# INFORMATION PROVIDED
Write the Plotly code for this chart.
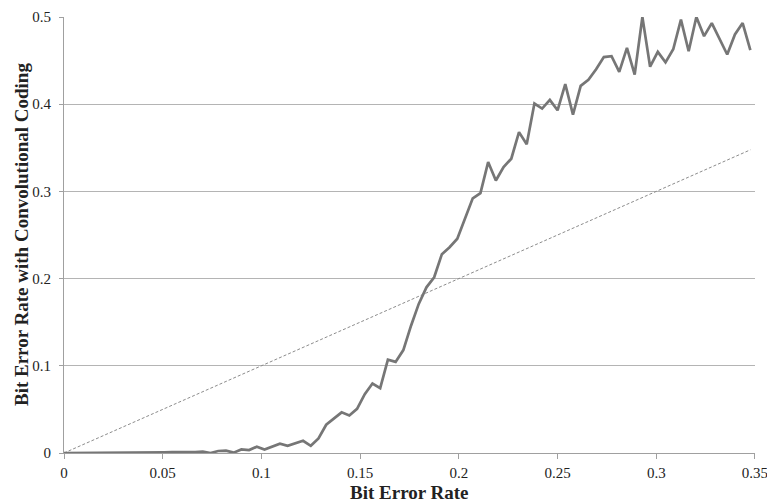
import plotly.graph_objects as go

# Channel bit error rate, sampled at k/256 for k = 0..89
k_index = list(range(90))
ber = [k / 256 for k in k_index]

# Measured bit error rate after convolutional decoding
ber_coded = [
    0.0, 0.0, 0.0, 0.0, 0.0, 0.0, 0.0002, 0.0003, 0.0002, 0.0004,
    0.0005, 0.0004, 0.0006, 0.0008, 0.0009, 0.0007, 0.0006, 0.001, 0.0015, 0.0,
    0.0023, 0.0027, 0.0004, 0.0041, 0.0034, 0.0072, 0.004, 0.0072, 0.0106, 0.0083,
    0.011, 0.014, 0.0083, 0.0168, 0.0324, 0.039, 0.0466, 0.043, 0.0507, 0.0675,
    0.0797, 0.0744, 0.107, 0.1045, 0.118, 0.146, 0.171, 0.19, 0.2015, 0.228,
    0.236, 0.2457, 0.27, 0.292, 0.298, 0.3336, 0.3125, 0.328, 0.3375, 0.368,
    0.354, 0.4008, 0.395, 0.405, 0.393, 0.423, 0.388, 0.421, 0.428, 0.44,
    0.454, 0.455, 0.437, 0.4645, 0.434, 0.5, 0.443, 0.46, 0.448, 0.463,
    0.497, 0.4607, 0.5, 0.478, 0.493, 0.475, 0.457, 0.48, 0.493, 0.462,
]

x_ticks = [0, 0.05, 0.1, 0.15, 0.2, 0.25, 0.3, 0.35]
x_labels = ["0", "0.05", "0.1", "0.15", "0.2", "0.25", "0.3", "0.35"]
y_ticks = [0, 0.1, 0.2, 0.3, 0.4, 0.5]
y_labels = ["0", "0.1", "0.2", "0.3", "0.4", "0.5"]

serif = "Liberation Serif, Times New Roman, serif"
text_color = "#222222"

fig = go.Figure()

# Uncoded reference: coded BER equal to channel BER
fig.add_trace(go.Scatter(
    x=ber, y=ber, mode="lines",
    line=dict(color="#8c8c8c", width=1, dash="3px,2px"),
    showlegend=False, hoverinfo="skip",
))

fig.add_trace(go.Scatter(
    x=ber, y=ber_coded, mode="lines",
    line=dict(color="#767676", width=2.7),
    showlegend=False,
))

fig.update_layout(
    width=767, height=503,
    margin=dict(l=64, r=12, t=17, b=50),
    paper_bgcolor="white", plot_bgcolor="white",
    font=dict(family=serif, size=15, color=text_color),
    xaxis=dict(
        range=[0, 0.35001], tickvals=x_ticks, ticktext=x_labels,
        showgrid=False, zeroline=False, automargin=False,
        showline=True, linecolor="#a0a0a0", linewidth=1,
        ticks="outside", ticklen=5, tickcolor="#a0a0a0",
        ticklabelstandoff=1, ticklabeloverflow="allow",
        tickfont=dict(family=serif, size=15, color=text_color),
    ),
    yaxis=dict(
        range=[0, 0.5], tickvals=y_ticks, ticktext=y_labels,
        showgrid=True, gridcolor="#b4b4b4", gridwidth=1, zeroline=False,
        automargin=False,
        showline=True, linecolor="#a0a0a0", linewidth=1,
        ticks="outside", ticklen=4, tickcolor="#a0a0a0",
        ticklabelstandoff=5,
        tickfont=dict(family=serif, size=15, color=text_color),
    ),
    annotations=[
        dict(text="<b>Bit Error Rate</b>", xref="paper", yref="paper",
             x=0.5, y=-0.0917, xanchor="center", yanchor="middle",
             showarrow=False, font=dict(family=serif, size=19, color=text_color)),
        dict(text="<b>Bit Error Rate with Convolutional Coding</b>",
             xref="paper", yref="paper", x=-0.0622, y=0.5,
             xanchor="center", yanchor="middle", textangle=-90,
             showarrow=False, font=dict(family=serif, size=19, color=text_color)),
    ],
)

fig.write_html("out.html")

# EXERCISE PROMPT
Omit the pictures and give the material again, exactly and in full.

# ANSWER BELOW
Write the Plotly code for this chart.
import plotly.graph_objects as go

# Channel bit error rate, sampled at k/256 for k = 0..89
k_index = list(range(90))
ber = [k / 256 for k in k_index]

# Measured bit error rate after convolutional decoding
ber_coded = [
    0.0, 0.0, 0.0, 0.0, 0.0, 0.0, 0.0002, 0.0003, 0.0002, 0.0004,
    0.0005, 0.0004, 0.0006, 0.0008, 0.0009, 0.0007, 0.0006, 0.001, 0.0015, 0.0,
    0.0023, 0.0027, 0.0004, 0.0041, 0.0034, 0.0072, 0.004, 0.0072, 0.0106, 0.0083,
    0.011, 0.014, 0.0083, 0.0168, 0.0324, 0.039, 0.0466, 0.043, 0.0507, 0.0675,
    0.0797, 0.0744, 0.107, 0.1045, 0.118, 0.146, 0.171, 0.19, 0.2015, 0.228,
    0.236, 0.2457, 0.27, 0.292, 0.298, 0.3336, 0.3125, 0.328, 0.3375, 0.368,
    0.354, 0.4008, 0.395, 0.405, 0.393, 0.423, 0.388, 0.421, 0.428, 0.44,
    0.454, 0.455, 0.437, 0.4645, 0.434, 0.5, 0.443, 0.46, 0.448, 0.463,
    0.497, 0.4607, 0.5, 0.478, 0.493, 0.475, 0.457, 0.48, 0.493, 0.462,
]

x_ticks = [0, 0.05, 0.1, 0.15, 0.2, 0.25, 0.3, 0.35]
x_labels = ["0", "0.05", "0.1", "0.15", "0.2", "0.25", "0.3", "0.35"]
y_ticks = [0, 0.1, 0.2, 0.3, 0.4, 0.5]
y_labels = ["0", "0.1", "0.2", "0.3", "0.4", "0.5"]

serif = "Liberation Serif, Times New Roman, serif"
text_color = "#222222"

fig = go.Figure()

# Uncoded reference: coded BER equal to channel BER
fig.add_trace(go.Scatter(
    x=ber, y=ber, mode="lines",
    line=dict(color="#8c8c8c", width=1, dash="3px,2px"),
    showlegend=False, hoverinfo="skip",
))

fig.add_trace(go.Scatter(
    x=ber, y=ber_coded, mode="lines",
    line=dict(color="#767676", width=2.7),
    showlegend=False,
))

fig.update_layout(
    width=767, height=503,
    margin=dict(l=64, r=12, t=17, b=50),
    paper_bgcolor="white", plot_bgcolor="white",
    font=dict(family=serif, size=15, color=text_color),
    xaxis=dict(
        range=[0, 0.35001], tickvals=x_ticks, ticktext=x_labels,
        showgrid=False, zeroline=False, automargin=False,
        showline=True, linecolor="#a0a0a0", linewidth=1,
        ticks="outside", ticklen=5, tickcolor="#a0a0a0",
        ticklabelstandoff=1, ticklabeloverflow="allow",
        tickfont=dict(family=serif, size=15, color=text_color),
    ),
    yaxis=dict(
        range=[0, 0.5], tickvals=y_ticks, ticktext=y_labels,
        showgrid=True, gridcolor="#b4b4b4", gridwidth=1, zeroline=False,
        automargin=False,
        showline=True, linecolor="#a0a0a0", linewidth=1,
        ticks="outside", ticklen=4, tickcolor="#a0a0a0",
        ticklabelstandoff=5,
        tickfont=dict(family=serif, size=15, color=text_color),
    ),
    annotations=[
        dict(text="<b>Bit Error Rate</b>", xref="paper", yref="paper",
             x=0.5, y=-0.0917, xanchor="center", yanchor="middle",
             showarrow=False, font=dict(family=serif, size=19, color=text_color)),
        dict(text="<b>Bit Error Rate with Convolutional Coding</b>",
             xref="paper", yref="paper", x=-0.0622, y=0.5,
             xanchor="center", yanchor="middle", textangle=-90,
             showarrow=False, font=dict(family=serif, size=19, color=text_color)),
    ],
)

fig.write_html("out.html")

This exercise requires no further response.